Kind of a hack but can we use the work done by rkvm as a fallback for wayland compositors we don't support as guests? Except where they invoke uinput/evdev forwarding on a key combo we would be watching the mouse position and triggering with our existing logic?

Would allow some limited functionality (no copy/paste, no setting the cursor position on entering a screen) even if whatever compositor they are running is not standard.

From looking upstream it seems like KDE should be easy to implement, Sway would be next hardest, and Gnome is going to be --- difficult. I'm not even sure Gnome is worth the effort considering how often they change their backend.

hpfr commented

each wayland compositor will need a separate implementation to support it

@p12tic https://gitlab.freedesktop.org/libinput/libei may be of use.

The use-cases libei attempts to solve are:

  • on-demand input device emulation, e.g. xdotool or more generically the
  • XTEST extension
  • input forwarding, e.g. synergy

https://gitlab.freedesktop.org/libinput/libei/-/issues/1

It's all WIP at this point, though. But if you're looking for a protocol extension, this appears to be it (or more specifically, the blessed alternative).
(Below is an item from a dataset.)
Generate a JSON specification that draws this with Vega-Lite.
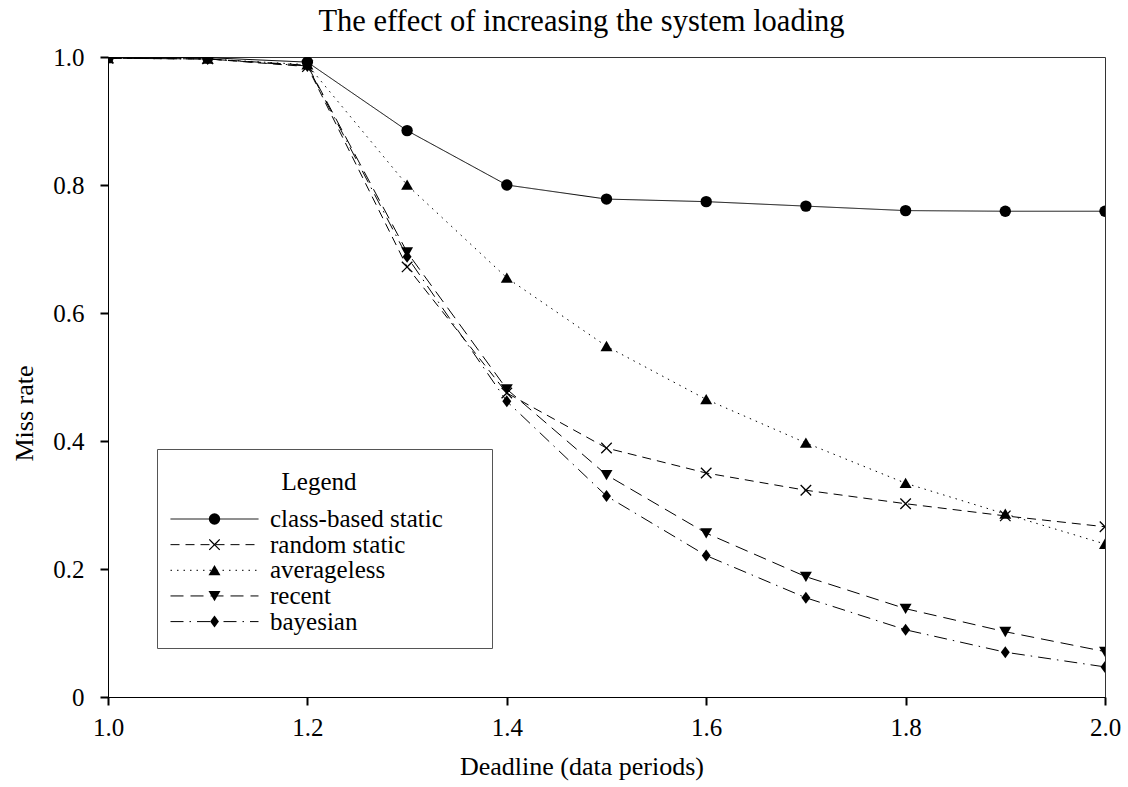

Edit: My bad, you're already aware.

I'm hearing a lot about barrier client support but not a lot about server support. Currently with barrier server running under Wayland I can only control the client if my mouse happens to be over an XWayland window, also mouse capture doesn't seem to work. I'm curious what the current plan for the server side is

Synergy company CEO was active on this issue. I think they may have coded that already or partially. In this case, it'll be better if he provided some useful resources or details for community instead ask such weird type questions o_0

Is anyone using XWayland here?

I think, may be @nbolton expected some beta testers?

Is anyone using XWayland here?

However i'm using wayland on ubuntu 21.04. Let me know if you need any help @nbolton

Synergy company CEO was active on this issue. I think they may have coded that already or partially. In this case, it'll be better if he provided some useful resources or details for community instead ask such weird type questions o_0

Is anyone using XWayland here?

I think, may be @nbolton expected some beta testers?
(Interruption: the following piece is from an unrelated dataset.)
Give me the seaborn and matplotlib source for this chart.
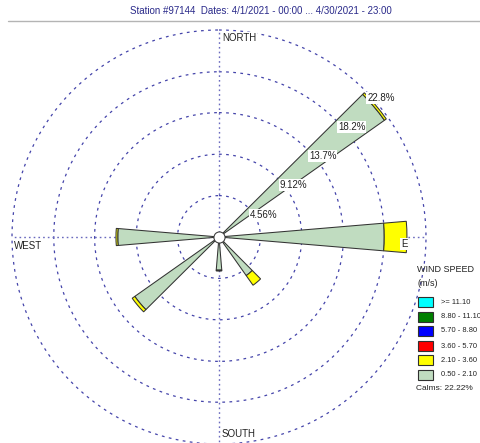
import numpy as np
import matplotlib
matplotlib.use('Agg')
import matplotlib.pyplot as plt
from matplotlib.patches import Rectangle
from matplotlib.lines import Line2D
import seaborn as sns

# wind directions (degrees from north) that have any data
directions = [50, 90, 140, 180, 230, 270]
# frequency (%) per speed class, from the centre outward
freq_050_210 = [22.3, 18.2, 5.2, 3.65, 11.35, 11.15]
freq_210_360 = [0.25, 2.5, 1.3, 0.1, 0.35, 0.2]
freq_360_570 = [0, 0, 0, 0, 0, 0]
freq_570_880 = [0, 0, 0, 0, 0, 0]
freq_880_1110 = [0, 0, 0, 0, 0, 0]
freq_ge_1110 = [0, 0, 0, 0, 0, 0]

class_labels = ['>= 11.10', '8.80 - 11.10', '5.70 - 8.80', '3.60 - 5.70', '2.10 - 3.60', '0.50 - 2.10']
class_colors = ['#00ffff', '#008000', '#0000ff', '#ff0000', '#ffff00', '#c0dcc0']

ring_values = [4.56, 9.12, 13.7, 18.2, 22.8]
ring_labels = ['4.56%', '9.12%', '13.7%', '18.2%', '22.8%']
calms = 22.22
title = 'Station #97144  Dates: 4/1/2021 - 00:00 ... 4/30/2021 - 23:00'

sns.set_style('white')
plt.rcParams['font.family'] = ['Liberation Sans', 'DejaVu Sans']

W, H = 480, 443
fig = plt.figure(figsize=(W / 100, H / 100), dpi=100)

# polar axes sized so the outer ring sits where it is in the original
cx, cy, R = 219, 237, 207
ax = fig.add_axes([(cx - R) / W, (H - cy - R) / H, 2 * R / W, 2 * R / H], projection='polar')
ax.set_theta_zero_location('N')
ax.set_theta_direction(-1)
rmax = ring_values[-1]
ax.set_ylim(0, rmax)
ax.set_axis_off()

# dashed rings
t = np.linspace(0, 2 * np.pi, 500)
for r in ring_values:
    ax.plot(t, np.full_like(t, r), color='#4444aa', lw=0.9, ls=(0, (2.2, 3.5)),
            clip_on=False, zorder=1)

# dotted N-S / E-W lines
for a in [0, 90, 180, 270]:
    ax.plot([np.deg2rad(a)] * 2, [0, rmax], color='#6a6abe', lw=1.0,
            ls=(0, (1.2, 2.2)), clip_on=False, zorder=1)

# stacked petals
series = [freq_050_210, freq_210_360, freq_360_570, freq_570_880, freq_880_1110, freq_ge_1110]
theta = np.deg2rad(directions)
bottom = np.zeros(len(directions))
for vals, col in zip(series, class_colors[::-1]):
    vals = np.array(vals, dtype=float)
    m = vals > 0
    if m.any():
        ax.bar(theta[m], vals[m], width=np.deg2rad(9.6), bottom=bottom[m], color=col,
               edgecolor='#333333', linewidth=0.75, zorder=3, clip_on=False)
    bottom += vals

# calm circle
ax.plot(0, 0, 'o', ms=8, mfc='white', mec='#404040', mew=0.8, zorder=6)

# ring labels along NE
for r, lab in zip(ring_values, ring_labels):
    ax.annotate(lab, xy=(np.deg2rad(45), r), xytext=(2, -7), textcoords='offset pixels',
                ha='left', va='center', fontsize=7, color='#222222', zorder=7,
                bbox=dict(boxstyle='square,pad=0.1', fc='white', ec='none'))

# compass labels
lab_kw = dict(textcoords='offset pixels', fontsize=7, color='#222222', zorder=7,
              bbox=dict(boxstyle='square,pad=0.1', fc='white', ec='none'), annotation_clip=False)
ax.annotate('NORTH', xy=(0, rmax), xytext=(3, -3), ha='left', va='top', **lab_kw)
ax.annotate('WEST', xy=(np.deg2rad(270), rmax), xytext=(2, -4), ha='left', va='top', **lab_kw)
ax.annotate('SOUTH', xy=(np.pi, rmax), xytext=(3, 10), ha='left', va='center', **lab_kw)
ax.annotate('E', xy=(np.pi / 2, rmax), xytext=(-25, -7), ha='left', va='center', **lab_kw)

# title and rule
fig.text(261 / W, 1 - 11 / H, title, ha='center', va='center', fontsize=7, color='#2a2a8a')
fig.add_artist(Line2D([8 / W, 1], [1 - 21 / H] * 2, color='#b4b4b4', lw=1.0))

# legend
fig.text(417 / W, 1 - 270 / H, 'WIND SPEED', ha='left', va='center', fontsize=6.5, color='#222222')
fig.text(417 / W, 1 - 283 / H, '(m/s)', ha='left', va='center', fontsize=6.5, color='#222222')
row_y = [302, 317, 331, 346, 360, 375]
for y, col, lab in zip(row_y, class_colors, class_labels):
    fig.add_artist(Rectangle((418 / W, 1 - (y + 5) / H), 15 / W, 10 / H, transform=fig.transFigure,
                             fc=col, ec='#303030', lw=0.8))
    fig.text(441 / W, 1 - y / H, lab, ha='left', va='center', fontsize=5.4, color='#222222')
fig.text(416 / W, 1 - 388 / H, f'Calms: {calms:.2f}%', ha='left', va='center', fontsize=6, color='#222222')

fig.savefig('out.png', dpi=100)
I think it's fair to assume that >95% of people running wayland are also running xwayland.

instead ask such weird type questions o_0

Please follow the Wayland issue on the Synergy GitHub project for updates.

Happy to talk about it if you want to drop me an email: nick@symless.com

I think it's time for me to bow out of this thread.

I don't have any intention to harass you; as mentioned above you're the CEO of synergy and we know barrier is a fork of your company software, if you decided to change that project to closed source then synergy will continue its business but barrier may not goes well.
In this case, indirectly i wanted to suggest you to drop some resources to this community that may helpful to this project maintainers (you can see their effort for address this problem)

@ackstorm23 A update from @nbolton today

When Nvidia XWayland support is out, then Wayland will really start to take off
https://www.phoronix.com/scan.php?page=news_item&px=NVIDIA-GL-VLK-XWayland

The comment details express that looks like already or partially implemented but your comment and silent made feel boring.

Is anyone using XWayland here?

@naDevi: Synergy is a for-profit company. It has the financial incentive to stay a step ahead of Barrier, and Wayland support would present a significant advantage to drive sales. Asking them to give-away that competitive advantage - should they ever achieve it - is like asking someone to kill himself for you.

I paid for Synergy two or three times over the years. To be perfectly honest, I haven't ever had the feeling that this was money well spent. I switched to barrier because I was unhappy with the state of Synergy. I am not confident that they solve Wayland before anyone else. If they do, good for them. But I wouldn't wait for it.

@p12tic any progress to report?

As it has been over 3 months since 2k was collected, has the wayland work been started as promised?

You're right, the bountysource is at $2550.42 at the moment. It crossed the $2000 on March 29th.

The amount in the post at the top hasn't been updated since january.